**OBJECTIVE**
Among the entries below, find how many lines carry the word "image" and state only that figure.

* Start EXERCISE MATERIAL *

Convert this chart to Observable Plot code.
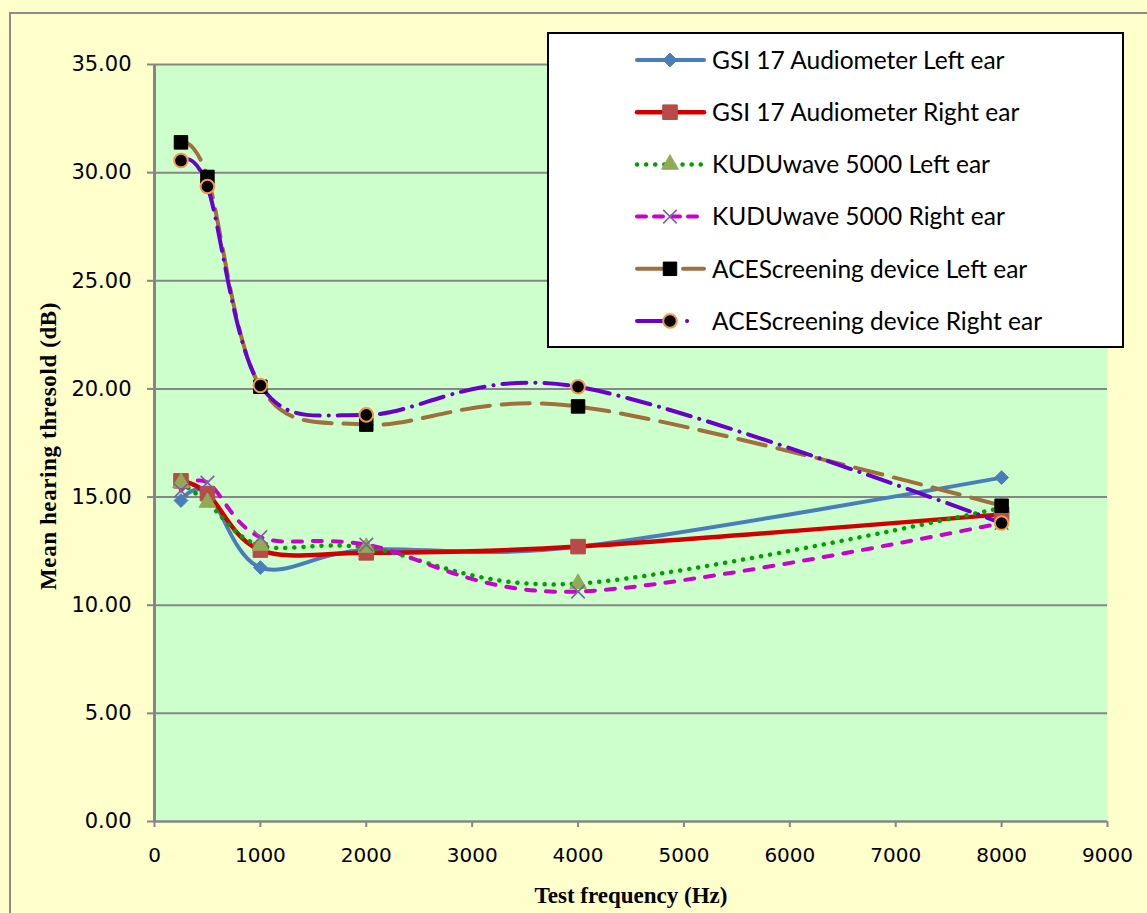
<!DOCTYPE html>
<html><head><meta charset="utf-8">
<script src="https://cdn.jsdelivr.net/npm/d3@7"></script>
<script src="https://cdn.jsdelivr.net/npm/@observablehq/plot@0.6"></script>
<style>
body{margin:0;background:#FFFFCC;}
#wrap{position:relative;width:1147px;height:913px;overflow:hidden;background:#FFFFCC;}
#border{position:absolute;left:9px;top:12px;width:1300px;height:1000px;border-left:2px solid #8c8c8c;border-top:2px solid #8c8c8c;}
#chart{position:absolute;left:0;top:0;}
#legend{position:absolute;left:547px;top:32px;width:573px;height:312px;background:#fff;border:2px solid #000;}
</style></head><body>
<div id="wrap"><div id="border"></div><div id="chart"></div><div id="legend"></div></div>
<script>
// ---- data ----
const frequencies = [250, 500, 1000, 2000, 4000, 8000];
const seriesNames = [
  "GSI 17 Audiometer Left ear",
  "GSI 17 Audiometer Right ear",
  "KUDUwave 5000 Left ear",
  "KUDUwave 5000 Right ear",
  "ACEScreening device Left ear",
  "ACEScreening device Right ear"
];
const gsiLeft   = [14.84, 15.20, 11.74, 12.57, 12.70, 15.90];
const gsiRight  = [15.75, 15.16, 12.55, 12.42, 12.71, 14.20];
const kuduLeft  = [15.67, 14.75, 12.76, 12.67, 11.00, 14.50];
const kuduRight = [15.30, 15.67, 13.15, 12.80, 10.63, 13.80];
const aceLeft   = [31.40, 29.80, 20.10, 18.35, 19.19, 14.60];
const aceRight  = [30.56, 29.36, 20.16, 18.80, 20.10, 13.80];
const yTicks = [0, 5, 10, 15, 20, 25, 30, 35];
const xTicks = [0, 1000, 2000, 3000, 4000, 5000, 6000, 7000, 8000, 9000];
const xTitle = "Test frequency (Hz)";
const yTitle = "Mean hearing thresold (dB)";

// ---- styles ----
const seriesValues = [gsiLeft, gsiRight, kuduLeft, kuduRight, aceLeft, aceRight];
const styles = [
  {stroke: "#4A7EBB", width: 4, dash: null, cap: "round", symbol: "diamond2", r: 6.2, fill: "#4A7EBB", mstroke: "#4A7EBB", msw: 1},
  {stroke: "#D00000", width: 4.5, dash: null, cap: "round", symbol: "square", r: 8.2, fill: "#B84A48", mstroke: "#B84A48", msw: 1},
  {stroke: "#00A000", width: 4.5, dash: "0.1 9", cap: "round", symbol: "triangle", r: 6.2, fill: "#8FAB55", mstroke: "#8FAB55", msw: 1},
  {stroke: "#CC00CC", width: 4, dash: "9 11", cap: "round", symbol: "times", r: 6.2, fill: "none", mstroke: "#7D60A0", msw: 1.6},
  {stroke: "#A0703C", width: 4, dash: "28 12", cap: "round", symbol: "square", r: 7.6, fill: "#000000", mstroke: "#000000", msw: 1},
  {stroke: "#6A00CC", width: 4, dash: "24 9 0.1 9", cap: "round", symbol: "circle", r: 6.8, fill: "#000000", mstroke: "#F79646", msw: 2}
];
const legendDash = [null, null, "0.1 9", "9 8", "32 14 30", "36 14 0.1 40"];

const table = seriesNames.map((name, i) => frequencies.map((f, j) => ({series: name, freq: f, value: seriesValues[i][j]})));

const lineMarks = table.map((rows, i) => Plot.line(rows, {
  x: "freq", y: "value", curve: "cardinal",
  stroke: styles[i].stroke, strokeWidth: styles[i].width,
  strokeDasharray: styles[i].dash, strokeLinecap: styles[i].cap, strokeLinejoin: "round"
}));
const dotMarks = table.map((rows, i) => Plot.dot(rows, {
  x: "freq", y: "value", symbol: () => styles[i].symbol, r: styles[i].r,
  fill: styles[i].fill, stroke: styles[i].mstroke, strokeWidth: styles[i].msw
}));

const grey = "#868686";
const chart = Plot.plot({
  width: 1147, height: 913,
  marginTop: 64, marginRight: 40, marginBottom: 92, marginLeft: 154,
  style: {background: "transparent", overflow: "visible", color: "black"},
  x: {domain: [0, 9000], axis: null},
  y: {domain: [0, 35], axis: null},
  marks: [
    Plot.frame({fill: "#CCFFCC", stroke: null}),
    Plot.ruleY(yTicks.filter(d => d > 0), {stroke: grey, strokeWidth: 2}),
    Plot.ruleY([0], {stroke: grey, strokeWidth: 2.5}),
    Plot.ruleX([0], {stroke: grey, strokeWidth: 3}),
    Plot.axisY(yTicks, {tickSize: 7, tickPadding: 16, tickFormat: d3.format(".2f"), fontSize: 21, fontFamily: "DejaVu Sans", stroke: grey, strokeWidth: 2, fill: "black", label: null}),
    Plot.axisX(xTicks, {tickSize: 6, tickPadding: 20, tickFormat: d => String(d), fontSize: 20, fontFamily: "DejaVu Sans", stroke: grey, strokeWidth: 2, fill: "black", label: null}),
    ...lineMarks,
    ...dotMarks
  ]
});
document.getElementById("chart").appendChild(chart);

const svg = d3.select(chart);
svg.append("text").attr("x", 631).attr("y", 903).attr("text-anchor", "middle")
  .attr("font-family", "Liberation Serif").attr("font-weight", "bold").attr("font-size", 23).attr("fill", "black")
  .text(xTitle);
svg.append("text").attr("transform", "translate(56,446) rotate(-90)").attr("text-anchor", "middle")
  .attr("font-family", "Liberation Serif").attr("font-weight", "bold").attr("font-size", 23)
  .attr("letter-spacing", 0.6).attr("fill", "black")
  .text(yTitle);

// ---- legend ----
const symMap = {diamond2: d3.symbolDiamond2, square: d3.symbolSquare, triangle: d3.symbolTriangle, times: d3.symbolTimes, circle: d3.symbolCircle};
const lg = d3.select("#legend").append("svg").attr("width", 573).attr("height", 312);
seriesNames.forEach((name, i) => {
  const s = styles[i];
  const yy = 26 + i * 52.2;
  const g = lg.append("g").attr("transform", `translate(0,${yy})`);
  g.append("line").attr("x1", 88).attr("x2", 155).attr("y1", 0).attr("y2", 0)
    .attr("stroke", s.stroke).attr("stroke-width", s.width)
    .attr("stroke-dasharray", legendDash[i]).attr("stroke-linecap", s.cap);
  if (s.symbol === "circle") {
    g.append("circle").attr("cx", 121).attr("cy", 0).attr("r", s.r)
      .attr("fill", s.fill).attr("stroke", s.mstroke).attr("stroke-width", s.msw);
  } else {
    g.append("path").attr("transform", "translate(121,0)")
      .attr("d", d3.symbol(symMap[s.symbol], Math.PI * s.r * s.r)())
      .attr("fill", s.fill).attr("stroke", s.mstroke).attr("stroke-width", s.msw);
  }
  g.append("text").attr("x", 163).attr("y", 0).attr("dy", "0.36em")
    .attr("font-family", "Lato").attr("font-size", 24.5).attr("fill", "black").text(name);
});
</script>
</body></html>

* End EXERCISE MATERIAL *
* Start EXERCISE MATERIAL *

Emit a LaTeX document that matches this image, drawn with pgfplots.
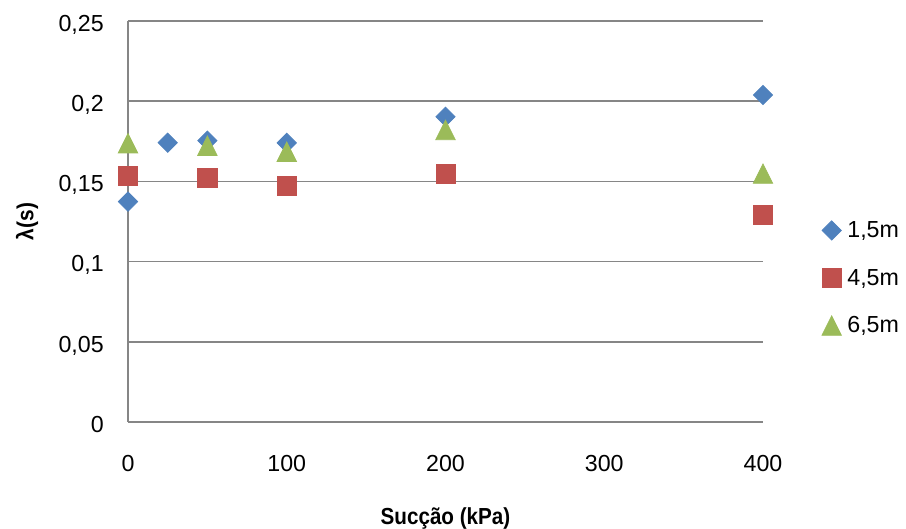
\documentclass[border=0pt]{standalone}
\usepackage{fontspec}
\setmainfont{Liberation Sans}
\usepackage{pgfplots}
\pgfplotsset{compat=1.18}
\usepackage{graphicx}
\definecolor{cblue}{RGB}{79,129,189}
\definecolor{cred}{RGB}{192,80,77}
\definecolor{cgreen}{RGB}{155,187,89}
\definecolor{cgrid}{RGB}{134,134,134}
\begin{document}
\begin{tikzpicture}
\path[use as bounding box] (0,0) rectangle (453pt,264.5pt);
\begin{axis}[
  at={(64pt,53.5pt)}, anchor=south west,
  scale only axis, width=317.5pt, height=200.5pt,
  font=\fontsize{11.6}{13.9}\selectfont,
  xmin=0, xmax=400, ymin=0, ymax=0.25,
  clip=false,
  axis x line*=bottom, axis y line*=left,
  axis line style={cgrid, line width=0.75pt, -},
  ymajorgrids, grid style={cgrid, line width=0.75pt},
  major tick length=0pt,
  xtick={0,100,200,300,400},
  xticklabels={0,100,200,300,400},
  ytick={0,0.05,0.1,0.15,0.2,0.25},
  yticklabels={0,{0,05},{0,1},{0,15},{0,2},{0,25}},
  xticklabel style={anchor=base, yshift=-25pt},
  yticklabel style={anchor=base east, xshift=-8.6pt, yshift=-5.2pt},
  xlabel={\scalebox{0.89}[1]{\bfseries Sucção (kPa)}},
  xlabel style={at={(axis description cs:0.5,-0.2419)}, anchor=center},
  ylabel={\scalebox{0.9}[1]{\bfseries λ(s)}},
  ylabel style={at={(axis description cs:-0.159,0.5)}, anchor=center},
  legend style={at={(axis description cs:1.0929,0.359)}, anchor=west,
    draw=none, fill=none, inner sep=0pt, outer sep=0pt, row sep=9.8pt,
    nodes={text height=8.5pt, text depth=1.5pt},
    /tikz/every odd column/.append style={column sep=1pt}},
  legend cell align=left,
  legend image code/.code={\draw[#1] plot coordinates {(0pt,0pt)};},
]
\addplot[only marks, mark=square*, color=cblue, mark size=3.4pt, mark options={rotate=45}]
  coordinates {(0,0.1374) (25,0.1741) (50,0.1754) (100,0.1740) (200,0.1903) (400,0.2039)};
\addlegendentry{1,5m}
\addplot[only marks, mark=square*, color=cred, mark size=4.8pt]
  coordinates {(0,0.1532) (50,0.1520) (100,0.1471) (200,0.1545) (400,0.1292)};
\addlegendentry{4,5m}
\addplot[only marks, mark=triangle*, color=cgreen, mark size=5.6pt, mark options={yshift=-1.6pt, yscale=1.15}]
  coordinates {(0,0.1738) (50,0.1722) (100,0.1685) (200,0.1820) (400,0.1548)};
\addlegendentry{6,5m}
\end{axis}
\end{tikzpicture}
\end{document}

* End EXERCISE MATERIAL *

**THE COMPLETED TASK**
2